"Yes; thought it would be interestin' to try that way once, for a change," said Shorty. "Besides, it wuz too near camp for any hornswogglin'. These fellers right around camp are gettin' on to the names o' the regiments. They're learnin' to notice 200th Ind. on our caps, and' foller you right into camp, and go up to the Colonel. We're layin' altogether too long in one place. The Army o' the Cumberland oughter move."
"We paid full value, C. O. D.," added Si, "and not in Drake's Plantation Bitters labels nor in busted Kalamazoo bank notes, neither. I think fellers that pass patent-medicine labels and business-college advertisements on these folks for money, oughter to be tied up by the thumbs. It's mean."

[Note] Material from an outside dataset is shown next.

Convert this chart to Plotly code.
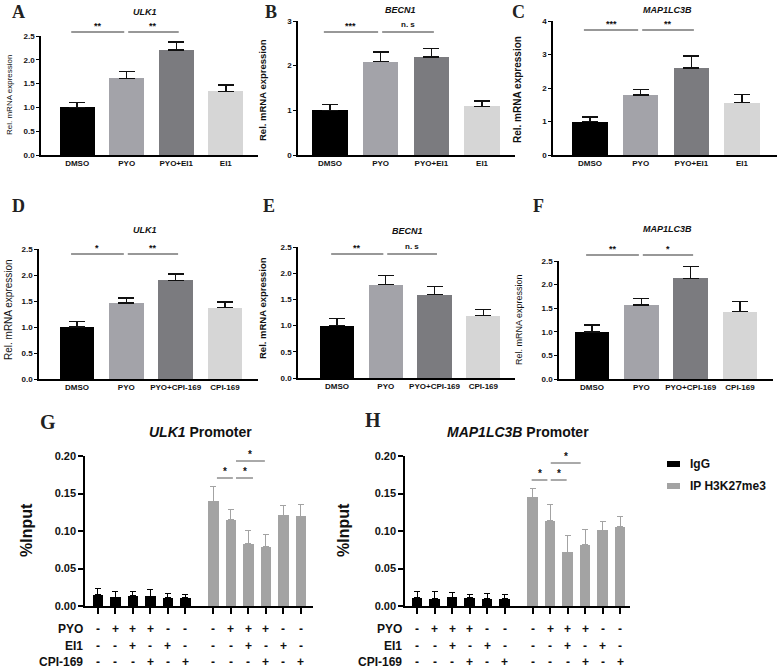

"That's what I say, too," added Shorty, with virtuous indignation. "'Specially when you kin git the best kind o' Confederit money from Cincinnati for two cents on the dollar. I always lay in enough o' that to do my tradin' with."
"What's that? What's that?" gasped the Deacon. "Passin' Confederate money that you buy in Cincinnati at two cents on the dollar? Why, that's counterfeitin'."
"That's drawin' it a little too fine," said Shorty argumentatively. "These flabbergasted fools won't take greenbacks. I offered the woman to-day some, and she said she wouldn't be found dead with 'em. She wanted Confedrit money. You may call it counterfeitin', but the whole Southern Confederacy is counterfeit, from its President down to the lowest Corporil. A dollar or two more or less won't make no difference. This feller at Cincinnati has got just as much right to print notes as they have in Richmond."
"He prints 'em on better paper, his pictures are better, and he sells his notes much cheaper, and I don't see why I shouldn't buy o' him rather than o' them. I believe in patronizin' home industry."
"Si," said his father, in horrified tones, "I hope you hain't bin passin' none o' the Cincinnati Confederate money on these people."
"I hope not, Pap. But then, you know, I ain't no bank-note detector. I can't tell the Cincinnati kind from the Richmond kind, and I never try very hard. All Confedrt money's alike to me, and I guess in the end it'll be to them. Both kinds say they'll be paid six months after the conclusion of peace be twixt the Confederate States and the United States, and I guess one stands jest as good show as the other. The woman asked me $2 apiece for these chickens, and I paid her in the Confedrit money I happened to have in my pocket. I didn't notice whether it wuz printed in Cincinnati or Richmond. I got it from one o' the boys playin' p——. I mean he paid it to see me." He gave Shorty a furtive kick and whispered: "Come mighty nigh givin' my self away that time."
There was a long hill just before they came in sight of the entrance to the camp, and they got out and helped the mules up. They walked on ahead until they came to the top. The Deacon looked at the entrance, and said:
"I declare, if there isn't that owner o' this nigger waitin' for us."